Koraks - I think you're confusing the meaning of "P" in a Fuji product presently being manufactured in the EU with something apparently still around here in the US (it seems to be getting dropped from most lists by now) where it meant exactly that, even in the brochures. It was by design lower contrast than Commercial Super C papers, and tailored to the studio portrait market.
What makes it so confusing is that B&H shows the older green packaging characteristic of those previous papers, which had already gone "digital exposure optimized" at least 15 yrs ago. It doesn't mean they actually stock that. And there seems to have been an overlap on the B&H website with another product line - perhaps what you refer to as DPii in Europe, somehow showing up here for awhile as well on their website, but under what premise I cannot say.

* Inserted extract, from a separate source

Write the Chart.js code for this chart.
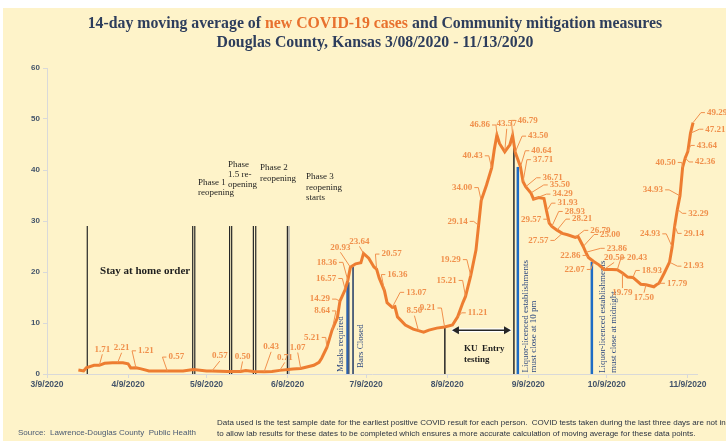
<!DOCTYPE html>
<html lang="en">
    <head>
        <meta charset="utf-8">
        <title> Douglas County COVID-19 14-day average </title>
        <script src="https://cdn.jsdelivr.net/npm/chart.js"></script>
        <style>
            * { box-sizing: border-box; }
            body {
                margin: 0;
                background: #ffffff;
            }
            #wrap {
                position: relative;
                width: 726px;
                height: 441px;
                overflow: hidden;
                background: #ffffff;
            }
            .panel {
                position: absolute;
                left: 3px; top: 8px; right: 0; bottom: 0;
                background: #fef3c9;
            }
            #chart {
                position: absolute;
                left: 0; top: 0;
            }
            .title {
                position: absolute;
                top: 13px; left: 12px;
                width: 726px;
                text-align: center;
                font: bold 15.8px "Liberation Serif", serif;
                line-height: 19px;
                color: #2d3d5c;
            }
            .title span { color: #e8712e; }
            .source {
                position: absolute;
                left: 18px; top: 428px;
                font: 8px "Liberation Sans", sans-serif;
                color: #4a5a72;
                white-space: nowrap;
            }
            .note {
                position: absolute;
                left: 217px; top: 417px;
                font: 8px "Liberation Sans", sans-serif;
                line-height: 11px;
                color: #2b3340;
                white-space: nowrap;
            }
        </style>
    </head>

    <body>
        <div id="wrap">
            <div class="panel"></div>
            <canvas id="chart" width="726" height="441"></canvas>
            <div class="title">14-day moving average of <span>new COVID-19 cases</span> and Community mitigation measures<br>Douglas County, Kansas 3/08/2020 - 11/13/2020</div>
            <div class="source">Source:&nbsp; Lawrence-Douglas County&nbsp; Public Health</div>
            <div class="note">Data used is the test sample date for the earliest positive COVID result for each person.&nbsp; COVID tests taken during the last three days are not included<br>to allow lab results for these dates to be completed which ensures a more accurate calculation of moving average for these data points.</div>
        </div>

        <script>
            // x axis = days since 3/9/2020
            const tickDays = [0, 31, 61, 92, 122, 153, 184, 214, 245];
            const tickLabels = ['3/9/2020', '4/9/2020', '5/9/2020', '6/9/2020', '7/9/2020', '8/9/2020', '9/9/2020', '10/9/2020', '11/9/2020'];

            // 14-day moving average of new cases
            const dayOffsets = [12, 14, 15, 18, 20, 22, 25, 27, 29, 31,
                32, 34, 36, 39, 46, 52, 56, 61, 63, 69,
                74, 76, 79, 83, 86, 89, 94, 97, 102, 104,
                105, 107, 109, 111, 112, 114, 115, 116, 118, 120,
                121, 123, 125, 126, 127, 129, 130, 132, 133, 134,
                137, 140, 142, 144, 146, 149, 152, 155, 157, 159,
                160, 162, 164, 165, 166, 168, 170, 171, 172, 173,
                175, 177, 178, 179, 181, 182, 183, 185, 186, 188,
                190, 191, 192, 193, 195, 197, 199, 202, 203, 205,
                206, 207, 209, 211, 213, 216, 218, 220, 222, 224,
                227, 229, 232, 233, 234, 236, 238, 239, 240, 241,
                242, 243, 244, 245, 246, 247];
            const avgCases = [0.8, 0.6, 1.2, 1.7, 1.71, 2.1, 2.2, 2.21, 2.2, 2.0,
                1.2, 1.21, 1.0, 0.6, 0.57, 0.6, 0.9, 0.6, 0.57, 0.5,
                0.50, 0.7, 0.5, 0.43, 0.5, 0.71, 1.0, 1.07, 1.7, 2.3,
                3.1, 5.21, 8.64, 11.0, 14.29, 16.57, 18.36, 20.93, 21.6, 21.8,
                23.64, 22.7, 21.0, 20.57, 18.8, 16.36, 14.0, 13.07, 13.2, 11.2,
                9.6, 8.8, 8.50, 8.2, 8.6, 9.0, 9.21, 9.6, 11.21, 14.0,
                15.21, 19.29, 24.3, 29.14, 34.00, 37.0, 40.43, 44.0, 46.86, 45.2,
                43.57, 45.0, 46.79, 43.50, 40.64, 37.71, 36.71, 35.50, 34.29, 34.6,
                34.4, 31.93, 29.57, 28.93, 28.21, 27.57, 27.3, 26.79, 27.0, 25.00,
                23.86, 22.86, 22.07, 21.4, 20.50, 20.5, 20.43, 19.79, 19.0, 18.93,
                17.6, 17.50, 17.1, 17.5, 17.79, 19.8, 21.93, 24.93, 29.14, 32.29,
                34.93, 40.50, 42.36, 43.64, 47.21, 49.29];

            // which points get a value label: [day, text dx, text dy]
            const valueLabels = [
                [20, 3, -16], [27, 4, -15], [34, 10, -17], [46, 9, -14], [63, 8, -15], [74, 2, -15],
                [83, 7, -25], [89, 5, -13], [97, -3, -21], [107, -15, -10], [109, -10, -19], [112, -20, -2],
                [114, -19, -11], [115, -21, -18], [116, -10, -20], [121, -4, -12], [126, 15, -15], [129, 13, -16],
                [132, 24, -15], [142, -4, -20], [152, -17, -19], [157, 20, -4], [160, -19, -16], [162, -20, -16],
                [165, -21, -4], [166, -19, -13], [170, -19, -12], [172, -17, -10], [175, 2, -28], [178, 15, -15],
                [179, 23, -16], [181, 21, -16], [182, 20, -22], [183, 27, -9], [185, 29, -8], [186, 29, -5],
                [191, 21, -8], [192, -18, -4], [193, 23, -15], [195, 25, -11], [197, -24, 7], [202, 25, -7],
                [205, 27, -12], [206, 31, -4], [207, -18, -2], [209, -19, 8], [213, 10, -12], [218, 20, -12],
                [220, 0, 20], [224, 19, -7], [229, -2, 13], [234, 18, 0], [238, 24, 4], [239, -22, -13],
                [240, 19, 8], [241, 21, 4], [242, -27, -6], [243, -17, -5], [244, 20, 4], [245, 19, -6],
                [246, 25, -4], [247, 24, -10]
            ];

            // mitigation measure markers: [day, top value, colour, width]
            const eventLines = [
                [15.4, 29, '#262626', 1.2],
                [55.7, 29, '#262626', 1.2], [56.5, 29, '#262626', 1.2],
                [69.8, 29, '#262626', 1.2], [70.6, 29, '#262626', 1.2],
                [78.9, 29, '#262626', 1.2], [79.8, 29, '#262626', 1.2],
                [91.9, 29, '#262626', 1.2], [92.5, 29, '#a6a6a6', 1.5],
                [114.8, 17.5, '#2a62b0', 2], [115.4, 18, '#1f3864', 1.2], [117.0, 21, '#1f3864', 1.5],
                [152.1, 9.2, '#262626', 1.5],
                [178.5, 45, '#262626', 1.5], [180.0, 40.6, '#1f6cc4', 2.5],
                [208.3, 22, '#1f6cc4', 2.5]
            ];

            // [text, day, value, align, bold, size]
            const notes = [
                ['Stay at home order', 37.5, 20.2, 'center', true, 11],
                ['Phase 1', 57.7, 37.5, 'left', false, 9], ['reopening', 57.7, 35.5, 'left', false, 9],
                ['Phase', 69.2, 41.0, 'left', false, 9], ['1.5 re-', 69.2, 39.0, 'left', false, 9], ['opening', 69.2, 37.1, 'left', false, 9],
                ['Phase 2', 81.4, 40.4, 'left', false, 9], ['reopening', 81.4, 38.4, 'left', false, 9],
                ['Phase 3', 99.0, 38.6, 'left', false, 9], ['reopening', 99.0, 36.6, 'left', false, 9], ['starts', 99.0, 34.6, 'left', false, 9],
                ['KU  Entry', 159.4, 4.9, 'left', true, 9], ['testing', 159.4, 2.8, 'left', true, 9]
            ];

            // rotated notes: [text, day, bottom value]
            const sideNotes = [
                ['Masks required', 112.4, 0.4],
                ['Bars Closed', 120.0, 1.2],
                ['Liquor-licenced establishments', 183.1, 0.3],
                ['must close at 10 pm', 186.2, 0.3],
                ['Liquor-licenced establishments', 212.5, 0.2],
                ['must close at midnight', 216.7, 0.2]
            ];

            // KU entry testing window
            const kuArrow = [154.8, 177.4, 8.6];

            const points = dayOffsets.map((d, i) => ({ x: d, y: avgCases[i] }));

            const annotate = {
                id: 'annotate',
                beforeDatasetsDraw(chart) {
                    const ctx = chart.ctx;
                    const xs = chart.scales.x, ys = chart.scales.y;
                    ctx.save();
                    eventLines.forEach(([d, top, col, w]) => {
                        const x = xs.getPixelForValue(d);
                        ctx.strokeStyle = col;
                        ctx.lineWidth = w;
                        ctx.beginPath();
                        ctx.moveTo(x, ys.getPixelForValue(0));
                        ctx.lineTo(x, ys.getPixelForValue(top));
                        ctx.stroke();
                    });

                    // double headed arrow
                    const ax0 = xs.getPixelForValue(kuArrow[0]), ax1 = xs.getPixelForValue(kuArrow[1]);
                    const ay = ys.getPixelForValue(kuArrow[2]);
                    ctx.strokeStyle = '#ffffff';
                    ctx.lineWidth = 4;
                    ctx.beginPath(); ctx.moveTo(ax0, ay); ctx.lineTo(ax1, ay); ctx.stroke();
                    ctx.strokeStyle = '#262626';
                    ctx.lineWidth = 1.5;
                    ctx.beginPath(); ctx.moveTo(ax0 + 3, ay); ctx.lineTo(ax1 - 3, ay); ctx.stroke();
                    ctx.fillStyle = '#262626';
                    ctx.beginPath(); ctx.moveTo(ax0, ay); ctx.lineTo(ax0 + 7, ay - 4); ctx.lineTo(ax0 + 7, ay + 4); ctx.fill();
                    ctx.beginPath(); ctx.moveTo(ax1, ay); ctx.lineTo(ax1 - 7, ay - 4); ctx.lineTo(ax1 - 7, ay + 4); ctx.fill();

                    ctx.textBaseline = 'middle';
                    ctx.fillStyle = '#1e1e1e';
                    notes.forEach(([t, d, v, al, b, sz]) => {
                        ctx.font = (b ? 'bold ' : '') + sz + 'px "Liberation Serif", serif';
                        ctx.textAlign = al;
                        ctx.fillText(t, xs.getPixelForValue(d), ys.getPixelForValue(v));
                    });

                    ctx.fillStyle = '#2f4a80';
                    ctx.font = '9px "Liberation Serif", serif';
                    ctx.textAlign = 'left';
                    sideNotes.forEach(([t, d, v]) => {
                        ctx.save();
                        ctx.translate(xs.getPixelForValue(d), ys.getPixelForValue(v));
                        ctx.rotate(-Math.PI / 2);
                        ctx.fillText(t, 0, 0);
                        ctx.restore();
                    });
                    ctx.restore();
                },
                afterDatasetsDraw(chart) {
                    const ctx = chart.ctx;
                    const xs = chart.scales.x, ys = chart.scales.y;
                    ctx.save();
                    ctx.font = 'bold 9px "Liberation Serif", serif';
                    ctx.textAlign = 'center';
                    ctx.textBaseline = 'middle';
                    ctx.strokeStyle = '#f0904c';
                    ctx.fillStyle = '#f0904c';
                    ctx.lineWidth = 1;
                    valueLabels.forEach(([d, dx, dy]) => {
                        const v = avgCases[dayOffsets.indexOf(d)];
                        const t = v.toFixed(2);
                        const px = xs.getPixelForValue(d), py = ys.getPixelForValue(v);
                        const cx = px + dx, cy = py + dy;
                        const w = ctx.measureText(t).width;
                        ctx.fillText(t, cx, cy);
                        if (Math.hypot(dx, dy) < 9) return;
                        ctx.beginPath();
                        if (Math.abs(dx) > w / 2 + 1) {
                            const s = Math.sign(dx);
                            const ex = cx - s * (w / 2 + 2);
                            ctx.moveTo(ex, cy);
                            ctx.lineTo(ex - s * 4, cy);
                            ctx.lineTo(px, py);
                        } else {
                            const s = Math.sign(dy);
                            ctx.moveTo(cx, cy - s * 5);
                            ctx.lineTo(px, py);
                        }
                        ctx.stroke();
                    });
                    ctx.restore();
                }
            };

            const chart = new Chart(document.getElementById('chart'), {
                type: 'line',
                data: {
                    datasets: [{
                        data: points,
                        borderColor: '#ed7d31',
                        borderWidth: 3,
                        pointRadius: 0,
                        tension: 0,
                        fill: false
                    }]
                },
                options: {
                    responsive: false,
                    animation: false,
                    layout: { padding: { top: 68, right: 29, left: 0, bottom: 0 } },
                    plugins: {
                        legend: { display: false },
                        tooltip: { enabled: false }
                    },
                    scales: {
                        x: {
                            type: 'linear',
                            min: 0,
                            max: 248.5,
                            afterBuildTicks: s => { s.ticks = tickDays.map(v => ({ value: v })); },
                            afterFit: s => { s.height = 67; },
                            border: { color: '#d9d9d9' },
                            grid: { drawOnChartArea: false, color: '#d9d9d9', tickLength: 4 },
                            ticks: {
                                autoSkip: false,
                                maxRotation: 0,
                                padding: 2,
                                color: '#44546a',
                                font: { family: 'Liberation Sans', size: 8.5, weight: 'bold' },
                                callback: v => tickLabels[tickDays.indexOf(v)]
                            }
                        },
                        y: {
                            min: 0,
                            max: 60,
                            afterFit: s => { s.width = 47; },
                            border: { color: '#d9d9d9' },
                            grid: { drawOnChartArea: false, color: '#d9d9d9', tickLength: 4 },
                            ticks: {
                                stepSize: 10,
                                padding: 3,
                                color: '#44546a',
                                font: { family: 'Liberation Sans', size: 8, weight: 'bold' }
                            }
                        }
                    }
                },
                plugins: [annotate]
            });
        </script>
    </body>
</html>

Super C ii now seems to be the predominant commercial product for larger prints, and its contrast can be tweaked post-scanning in those cases where large laser printers are involved - hence no need for a separate lower-contrast paper line anymore.
In terms of "amateur market", I can't think of anyone darkroom using Supreme. Maybe a few have tried it. It is being consumed in considerable quantities by high speed commercial automated digital printers up to 12X18 print size. I simply don't like the look now that digi automation has taken over, if I were prone to order snapshot prints.
And again, this goes back to another dispute you had with me, concerning the "ii" designation itself, which seems to have gotten promiscuously attached to a number of papers, at least marketing-wise in this country, to simply indicate "new and improved". Distributors could be out of synch with the Fujifilm USA website itself, which often seems to have been out of synch with itself, and their own warehouse inventory for that matter.
But I saw that same kind of nonsense in the company where I worked, when the Manager hired his own teenage daughter to take over the website; and she didn't have a clue what any of the product lines actually represented. To this day, 20 years later, the site is still showing lines which were dropped over 30 years ago, or have long been out of business. So it goes in the Misinformation Age.